Several years ago, my beloved younger brother fell into the dark hole of addiction. He had no money. He had no health insurance. My mother was able to get him into a Salvation Army residential treatment program, followed by time in a Salvation Army halfway house. It is not an exaggeration to say that these programs saved his life. I will forever be grateful to the Salvation Army for making these services available to my family.
In a perfect world, such services would be available to all, regardless of income, race, gender, sexual orientation or religious belief. This is not a perfect world.
As a privately funded organization, the Salvation Army has every right to impose any criteria they choose on the provision of services. Their overriding mission is the promotion of their interpretation of the Christian religion. In pursuit of that mission, they make decisions about services based on their stated values. While I may disagree with these decisions, I support their right to make them.
We all impose our values on others when we decide whom to help. We all judge. We all discriminate. I know people who will give a dollar to a homeless woman with children, but not to a single, apparently healthy man. Others will happily give food, but not cash, because “they’ll just spend it on drugs.” Every time we make a decision to help or not to help, we are discriminating based on our values and perceptions.
Privately funded organizations have the same right. A free dental clinic for low-income children can decide not to provide services to anyone over the age of 18. A shelter for woman with children can choose to exclude single dads. An employment referral service can decide they will work only with those over age 50, or only with Veterans. And the Salvation Army can choose not to support gay rights.
Is this perfect? No. In a perfect world, there would not be so much need for charitable services. In a perfect world, those who do need would be able to get the care they need, no questions asked.
In our desire to reach that perfect world, let’s not overlook the imperfect, but good that surrounds us. The Salvation Army provides essential, life-saving services to many, if not to all. If they were gone tomorrow, would there be alternative, non-discriminatory organizations available to pick up the slack? In our quest to have our LGBT brothers and sisters treated equally, would we deny people like my brother the services they need?

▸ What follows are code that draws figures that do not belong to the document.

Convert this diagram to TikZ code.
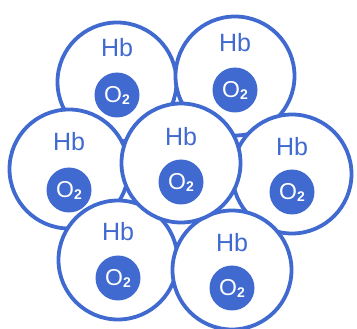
\documentclass[tikz,border=0pt]{standalone}
\usepackage{fontspec}
\setsansfont{Liberation Sans}
\usepackage{tikz}
\usetikzlibrary{positioning}
\usepackage{xcolor}
\definecolor{hbblue}{RGB}{64,106,208}

\begin{document}
\begin{tikzpicture}[
  x=1pt, y=-1pt,
  cell/.style={draw=hbblue, fill=white, circle, line width=3.8pt, minimum size=119pt, inner sep=0pt},
  hb/.style={text=hbblue, font=\sffamily\fontsize{25}{25}\selectfont, inner sep=0pt},
  oxy/.style={fill=hbblue, circle, minimum size=45pt, inner sep=0pt, text=white, font=\sffamily\fontsize{23}{23}\selectfont}]

\useasboundingbox (0,0) rectangle (357,329);

% outer cells first, the middle one last
\foreach \n/\x/\y/\hy/\oy in {tl/117/82/48/95, tr/235/76/43/90, ml/69/169/142/190,
    mr/292/174/147/192, bl/118/260/232/278, br/232/270/243/288, c/181/163/137/182}{
  \node[cell] (cell\n) at (\x,\y) {};
  \node[hb] (hb\n) at (\x,\hy) {Hb};
  \node[oxy] (oxy\n) at (\x,\oy) {O\raisebox{-2pt}{\fontsize{14}{14}\selectfont\bfseries 2}};
}

\end{tikzpicture}
\end{document}
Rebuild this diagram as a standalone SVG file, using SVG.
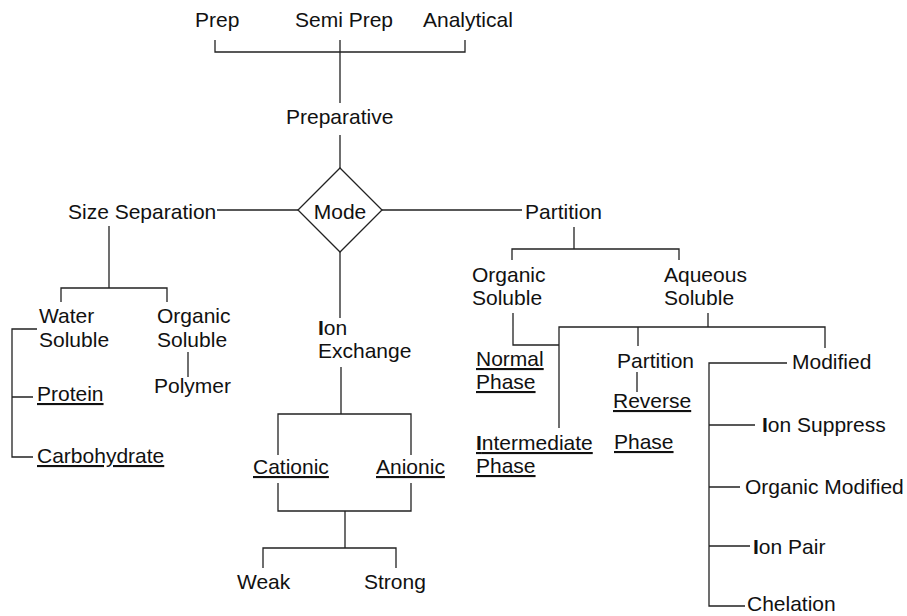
<svg xmlns="http://www.w3.org/2000/svg" width="907" height="616" viewBox="0 0 907 616">
<style>
text{font-family:"Liberation Sans",Arial,Helvetica,sans-serif;font-size:21px;fill:#111}
.u{text-decoration:underline}
.b{font-weight:bold}
.c path,.c line{fill:none;stroke:#222;stroke-width:1.3}
.n polygon{fill:#fff;stroke:#222;stroke-width:1.3}
</style>
<rect width="907" height="616" fill="#fff"/>
<g class="c" id="connectors">
<path d="M215,40V52H465V40M340,40V103M340,135V168"/>
<path d="M217,210H298M382,210H522"/>
<path d="M109,226V288M61,302V288H167V302"/>
<path d="M37,329H12V457H33M12,397H33"/>
<path d="M188,352V377"/>
<path d="M340,252V318M341,367V414M278,455V414H411V455M278,483V511H411V483M345,511V548M263,568V548H396V568"/>
<path d="M574,227V249M512,260V249H679V260"/>
<path d="M513,313V345H559M559,428V327H825V348M708,313V327M638,327V346M637,372V392"/>
<path d="M787,363H709V606H745M709,425H755M709,487H740M709,546H750"/>
</g>
<g id="prep"><text x="195" y="27">Prep</text></g>
<g id="semiprep"><text x="295" y="27">Semi Prep</text></g>
<g id="analytical"><text x="423" y="27">Analytical</text></g>
<g id="preparative"><text x="286" y="124">Preparative</text></g>
<g id="mode" class="n"><polygon points="340,168 382,210 340,252 298,210"/><text x="340" y="219" text-anchor="middle">Mode</text></g>
<g id="size"><text x="68" y="219">Size Separation</text></g>
<g id="partition"><text x="525" y="219">Partition</text></g>
<g id="water"><text x="39" y="323">Water</text><text x="39" y="347">Soluble</text></g>
<g id="organic-left"><text x="157" y="323">Organic</text><text x="157" y="347">Soluble</text></g>
<g id="polymer"><text x="154" y="393">Polymer</text></g>
<g id="protein"><text class="u" x="37" y="401">Protein</text></g>
<g id="carbohydrate"><text class="u" x="37" y="463">Carbohydrate</text></g>
<g id="ionexchange"><text x="318" y="335"><tspan class="b">I</tspan>on</text><text x="318" y="358">Exchange</text></g>
<g id="cationic"><text class="u" x="253" y="474">Cationic</text></g>
<g id="anionic"><text class="u" x="376" y="474">Anionic</text></g>
<g id="weak"><text x="237" y="589">Weak</text></g>
<g id="strong"><text x="364" y="589">Strong</text></g>
<g id="organic-right"><text x="472" y="282">Organic</text><text x="472" y="305">Soluble</text></g>
<g id="aqueous"><text x="664" y="282">Aqueous</text><text x="664" y="305">Soluble</text></g>
<g id="normal"><text class="u" x="476" y="366">Normal</text><text class="u" x="476" y="389">Phase</text></g>
<g id="intermediate"><text class="u" x="476" y="450"><tspan class="b">I</tspan>ntermediate</text><text class="u" x="476" y="473">Phase</text></g>
<g id="partition2"><text x="617" y="368">Partition</text></g>
<g id="reverse"><text class="u" x="613" y="408">Reverse</text><text class="u" x="614" y="449">Phase</text></g>
<g id="modified"><text x="792" y="369">Modified</text></g>
<g id="ionsuppress"><text x="762" y="432"><tspan class="b">I</tspan>on Suppress</text></g>
<g id="organicmodified"><text x="745" y="494">Organic Modified</text></g>
<g id="ionpair"><text x="753" y="554"><tspan class="b">I</tspan>on Pair</text></g>
<g id="chelation"><text x="747" y="611">Chelation</text></g>
</svg>
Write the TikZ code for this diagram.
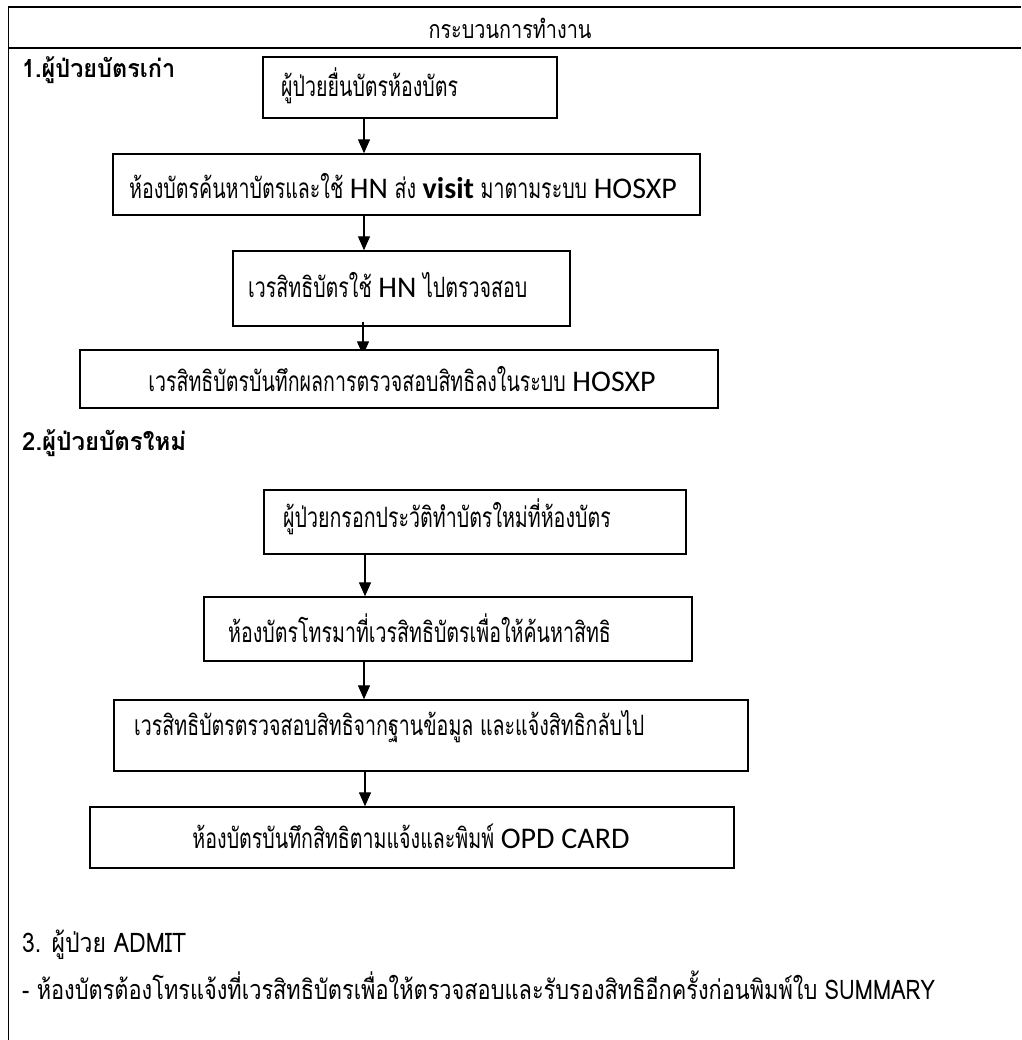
\documentclass[tikz,border=0pt]{standalone}
\usepackage{fontspec}
\usepackage{graphicx}
\usetikzlibrary{arrows.meta,calc}
\newfontfamily\thai[Script=Thai]{Loma}
\newfontfamily\thainarrow[Script=Thai,FakeStretch=0.7]{Loma}
\newfontfamily\latn{Carlito}
\pgfdeclarelayer{front}
\pgfsetlayers{main,front}
% set a line of text to a given width, keeping its height
\newcommand{\fitw}[2]{\resizebox{#1}{\height}{#2}}
\newcommand{\en}[1]{{\latn\fontsize{30}{34}\selectfont #1}}

\tikzset{
  x=1pt, y=-1pt,
  box/.style={draw, line width=1.4pt, fill=white, inner sep=0pt},
  txt/.style={inner sep=0pt, font=\thainarrow\fontsize{28}{32}\selectfont},
  head/.style={inner sep=0pt, font=\thai\bfseries\fontsize{25}{30}\selectfont},
  plain/.style={inner sep=0pt, font=\thai\fontsize{27}{32}\selectfont},
  arr/.style={line width=1.3pt, -{Triangle[width=12pt,length=14pt]}},
}

\begin{document}
\begin{tikzpicture}
\useasboundingbox (0,0) rectangle (1021,1040);

% table frame
\draw[line width=2.5pt] (8,7) -- (1021,7);
\draw[line width=1.2pt] (8,48) -- (1021,48);
\draw[line width=1pt] (8,6) -- (8,1040);

\node[inner sep=0pt, font=\thai\fontsize{25}{30}\selectfont] (title) at (510,28) {\fitw{163pt}{กระบวนการทำงาน}};

% 1. old card patients
\node[head, anchor=west] (sec1) at (22,70) {\fitw{153pt}{1.ผู้ป่วยบัตรเก่า}};

\node[box, minimum width=294pt, minimum height=61pt] (b1) at (410,87.5) {};
\node[box, minimum width=587pt, minimum height=61pt] (b2) at (406.5,184.5) {};
\node[box, minimum width=337pt, minimum height=75pt] (b3) at (401.5,288.5) {};
\begin{pgfonlayer}{front}
\node[box, minimum width=638pt, minimum height=58pt] (b4) at (399,379) {};
\end{pgfonlayer}

\node[txt, anchor=west] (t1) at (281,86) {ผู้ป่วยยื่นบัตรห้องบัตร};
\node[txt, anchor=west] (t2) at (129,186) {ห้องบัตรค้นหาบัตรและใช้ \en{HN} ส่ง \en{\bfseries visit} มาตามระบบ \en{HOSXP}};
\node[txt, anchor=west] (t3) at (248,285) {เวรสิทธิบัตรใช้ \en{HN} ไปตรวจสอบ};
\begin{pgfonlayer}{front}
\node[txt] (t4) at (402,379) {เวรสิทธิบัตรบันทึกผลการตรวจสอบสิทธิลงในระบบ \en{HOSXP}};
\end{pgfonlayer}

% 2. new card patients
\node[head, anchor=west] (sec2) at (22,443) {\fitw{164pt}{2.ผู้ป่วยบัตรใหม่}};

\node[box, minimum width=422pt, minimum height=64pt] (b5) at (475,522) {};
\node[box, minimum width=488pt, minimum height=64pt] (b6) at (448,629) {};
\node[box, minimum width=634pt, minimum height=71pt] (b7) at (431,735.5) {};
\node[box, minimum width=644pt, minimum height=61pt] (b8) at (412,837.5) {};

\node[txt, anchor=west] (t5) at (283,517) {ผู้ป่วยกรอกประวัติทำบัตรใหม่ที่ห้องบัตร};
\node[txt, anchor=west] (t6) at (228,628) {ห้องบัตรโทรมาที่เวรสิทธิบัตรเพื่อให้ค้นหาสิทธิ};
\node[txt, anchor=west] (t7) at (134,727) {เวรสิทธิบัตรตรวจสอบสิทธิจากฐานข้อมูล และแจ้งสิทธิกลับไป};
\node[txt] (t8) at (411,836) {ห้องบัตรบันทึกสิทธิตามแจ้งและพิมพ์ \en{OPD CARD}};

% 3. admitted patients
\node[plain, anchor=west] (sec3) at (22,945) {\fitw{164pt}{3. ผู้ป่วย ADMIT}};
\node[plain, anchor=west] (note) at (22,985) {\fitw{913pt}{- ห้องบัตรต้องโทรแจ้งที่เวรสิทธิบัตรเพื่อให้ตรวจสอบและรับรองสิทธิอีกครั้งก่อนพิมพ์ใบ SUMMARY}};

% connectors
\coordinate (colx) at (364,0);
\draw[arr] (b1.south -| colx) -- (b2.north -| colx);
\draw[arr] (b2.south -| colx) -- (b3.north -| colx);
\draw[arr] ($(b3.south -| colx)+(-1,-5)$) -- ($(b4.north -| colx)+(-1,6)$);
\draw[arr] ($(b5.south -| colx)+(1,0)$) -- ($(b6.north -| colx)+(1,0)$);
\draw[arr] (b6.south -| colx) -- (b7.north -| colx);
\draw[arr] ($(b7.south -| colx)+(1,0)$) -- ($(b8.north -| colx)+(1,0)$);
\end{tikzpicture}
\end{document}
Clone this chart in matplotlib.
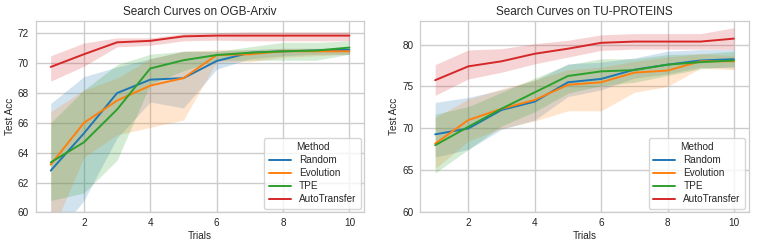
import matplotlib
matplotlib.use("Agg")
import matplotlib.pyplot as plt
import seaborn as sns
import numpy as np

sns.set_theme(style="whitegrid")
plt.rcParams['font.family'] = ['Liberation Sans', 'DejaVu Sans']

trials = [1, 2, 3, 4, 5, 6, 7, 8, 9, 10]
methods = ["Random", "Evolution", "TPE", "AutoTransfer"]
colors = ["#1f77b4", "#ff7f0e", "#2ca02c", "#d62728"]

# OGB-Arxiv: mean, lower, upper
arxiv_mean = {
    "Random":       [62.8, 65.3, 68.0, 68.9, 69.0, 70.15, 70.7, 70.8, 70.85, 70.9],
    "Evolution":    [63.2, 66.0, 67.5, 68.5, 69.0, 70.55, 70.6, 70.8, 70.8, 70.8],
    "TPE":          [63.35, 64.7, 66.9, 69.65, 70.2, 70.55, 70.7, 70.8, 70.85, 71.05],
    "AutoTransfer": [69.75, 70.6, 71.4, 71.5, 71.8, 71.85, 71.85, 71.85, 71.85, 71.85],
}
arxiv_low = {
    "Random":       [58.0, 60.8, 65.0, 67.4, 67.0, 69.6, 70.3, 70.5, 70.6, 70.6],
    "Evolution":    [58.5, 63.7, 65.2, 65.7, 66.2, 70.1, 70.1, 70.4, 70.5, 70.6],
    "TPE":          [60.8, 61.3, 63.5, 68.6, 69.5, 70.2, 70.2, 70.2, 70.2, 70.6],
    "AutoTransfer": [68.8, 69.8, 71.1, 71.2, 71.5, 71.55, 71.5, 71.5, 71.5, 71.5],
}
arxiv_high = {
    "Random":       [67.3, 69.1, 69.75, 70.3, 70.8, 70.8, 70.9, 71.0, 71.0, 71.0],
    "Evolution":    [66.75, 68.2, 69.0, 70.3, 70.8, 70.9, 70.9, 71.0, 71.0, 71.0],
    "TPE":          [66.0, 68.2, 69.9, 70.6, 70.8, 70.8, 71.1, 71.4, 71.4, 71.5],
    "AutoTransfer": [70.5, 71.35, 71.7, 71.7, 71.98, 72.05, 72.1, 72.1, 72.1, 72.1],
}

# TU-PROTEINS: mean, lower, upper
proteins_mean = {
    "Random":       [69.3, 70.0, 72.2, 73.2, 75.5, 75.9, 77.0, 77.6, 78.1, 78.25],
    "Evolution":    [68.2, 71.0, 72.35, 73.4, 75.2, 75.5, 76.65, 76.9, 78.0, 78.0],
    "TPE":          [68.0, 70.2, 72.35, 74.3, 76.25, 76.8, 76.95, 77.6, 77.9, 78.1],
    "AutoTransfer": [75.75, 77.4, 78.0, 78.9, 79.5, 80.2, 80.35, 80.35, 80.35, 80.7],
}
proteins_low = {
    "Random":       [66.6, 67.5, 69.9, 71.0, 73.8, 74.6, 76.0, 76.5, 77.3, 77.2],
    "Evolution":    [65.2, 68.5, 70.0, 70.9, 72.1, 72.1, 74.3, 75.0, 77.2, 77.0],
    "TPE":          [64.7, 67.5, 70.3, 72.0, 74.2, 75.1, 75.5, 76.3, 77.1, 77.4],
    "AutoTransfer": [73.95, 75.9, 76.7, 77.7, 78.5, 79.3, 79.45, 79.45, 79.45, 79.4],
}
proteins_high = {
    "Random":       [73.1, 73.7, 74.6, 75.7, 77.7, 77.9, 78.4, 79.2, 79.4, 79.4],
    "Evolution":    [71.3, 73.5, 74.7, 75.8, 77.0, 77.3, 78.0, 78.5, 78.9, 78.7],
    "TPE":          [71.7, 72.6, 74.3, 76.0, 77.6, 78.3, 78.3, 78.8, 78.9, 79.2],
    "AutoTransfer": [77.6, 79.35, 79.5, 80.1, 80.5, 81.15, 81.3, 81.3, 81.3, 82.0],
}


def draw(ax, mean, low, high, title, ylim, ylab_x):
    for m, c in zip(methods, colors):
        ax.fill_between(trials, low[m], high[m], color=c, alpha=0.2, linewidth=0)
        ax.plot(trials, mean[m], color=c, linewidth=1.4, label=m)
    ax.set_title(title, fontsize=8.5, pad=4)
    ax.set_xlabel("Trials", fontsize=7.2, labelpad=2)
    ax.set_ylabel("Test Acc", fontsize=7.2)
    ax.yaxis.set_label_coords(ylab_x, 0.5)
    ax.set_ylim(*ylim)
    ax.tick_params(axis="x", labelsize=7.2, length=0, pad=4)
    ax.tick_params(axis="y", labelsize=7.2, length=0, pad=5)
    for s in ax.spines.values():
        s.set_color("#cccccc")
        s.set_linewidth(0.9)
    ax.legend(title="Method", loc="lower right", fontsize=7.2, title_fontsize=7.2,
              handlelength=2.2, borderpad=0.45, labelspacing=0.3, borderaxespad=0.35)


fig, (ax1, ax2) = plt.subplots(1, 2, figsize=(7.61, 2.47), dpi=100)
draw(ax1, arxiv_mean, arxiv_low, arxiv_high, "Search Curves on OGB-Arxiv", (60, 72.83), -0.062)
draw(ax2, proteins_mean, proteins_low, proteins_high, "Search Curves on TU-PROTEINS", (60, 82.8), -0.066)
ax2.set_yticks([60, 65, 70, 75, 80])
fig.subplots_adjust(left=0.047, right=0.984, top=0.915, bottom=0.14, wspace=0.17)
fig.savefig("out.png", dpi=100)
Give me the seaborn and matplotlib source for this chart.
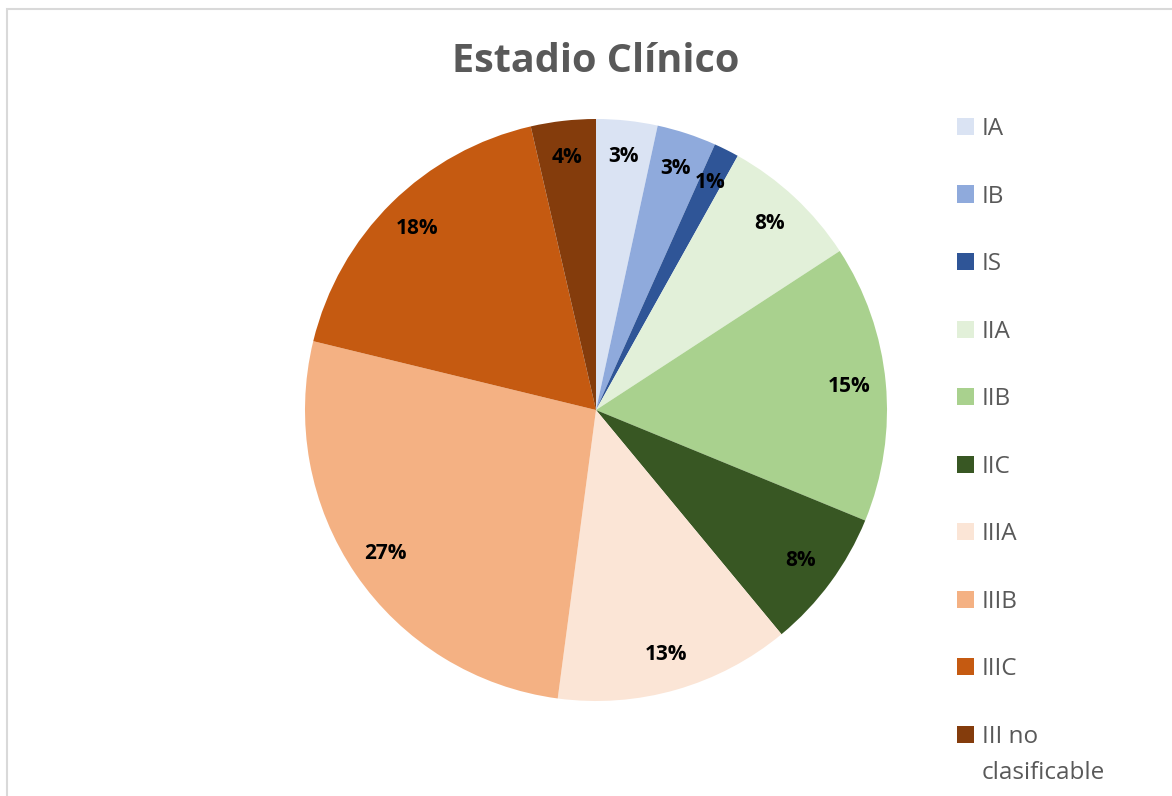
import matplotlib
matplotlib.use("Agg")
import matplotlib.pyplot as plt
from matplotlib.patches import Rectangle
import seaborn as sns

sns.set_theme(style="white")
plt.rcParams["font.family"] = ["Open Sans", "DejaVu Sans"]

# Clinical stage distribution (share of patients, %)
stages = ["IA", "IB", "IS", "IIA", "IIB", "IIC", "IIIA", "IIIB", "IIIC", "III no"]
stage_note = "clasificable"   # second line of the last stage name
shares = [3.4, 3.3, 1.4, 7.7, 15.4, 7.8, 13.1, 26.7, 17.6, 3.6]
colors = ["#DAE3F3", "#8FAADC", "#2F5597", "#E2F0D9", "#A9D18E",
          "#385723", "#FBE5D6", "#F4B183", "#C55A11", "#843C0C"]

W, H = 1172, 796
fig = plt.figure(figsize=(W / 100, H / 100), dpi=100)

# chart-area frame
fig.patches.append(Rectangle((7 / W, -0.05), 1.1, 787 / H + 0.05,
                             transform=fig.transFigure, fill=False,
                             edgecolor="#D9D9D9", linewidth=1.5))

cx, cy, r = 596, 410, 291
ax = fig.add_axes([(cx - r) / W, (H - cy - r) / H, 2 * r / W, 2 * r / H])

wedges, texts, autotexts = ax.pie(
    shares, colors=colors, startangle=90, counterclock=False,
    autopct="%.0f%%", pctdistance=0.875, radius=1.0,
    wedgeprops=dict(linewidth=0),
    textprops=dict(fontsize=15, fontweight="bold", color="black"))
ax.set_xlim(-1, 1)
ax.set_ylim(-1, 1)
ax.set_aspect("equal")
ax.axis("off")

fig.text(cx / W, 1 - 61 / H, "Estadio Clínico", ha="center", va="center",
         fontsize=28.5, fontweight="bold", color="#595959")

leg_fs = 17.5
leg = fig.legend(wedges, stages, loc="upper left",
                 bbox_to_anchor=(957 / W, 1 - 117 / H),
                 frameon=False, fontsize=leg_fs, labelcolor="#595959",
                 handlelength=0.7, handleheight=0.7, handletextpad=0.33,
                 labelspacing=1.79, borderpad=0, borderaxespad=0)

# wrap the last legend entry onto a second line under its first line
fig.canvas.draw()
last = leg.get_texts()[-1]
bb = last.get_window_extent()
line_gap = 36
fig.text(bb.x0 / W, ((bb.y0 + bb.y1) / 2 - line_gap) / H, stage_note,
         ha="left", va="center", fontsize=leg_fs, color="#595959")

fig.savefig("out.png", dpi=100, facecolor="white")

In order to have equal treatment for all, we need to fund organizations that have real equality as a core value. If you choose to walk past the red kettle, don’t just put the coins back in your pocket. Do your research and find organizations that provide similar services without discrimination. Put your money and time into organizations that share your values, so they have the wherewithal to put those values into practice.
As for me, I’ll continue to be grateful to the Salvation Army and to put money in the kettle in hopes that help will be available for someone else's brother when he needs it. I’ll also donate to secular organizations that promote tolerance and equality. And I’ll defend your right to choose where to put your time and money in accordance with your values and beliefs.
At this cold, dark time of year, may the light and warmth of charity shine on you. May you share your abundance with those who are less fortunate. And may your heart by merry and bright.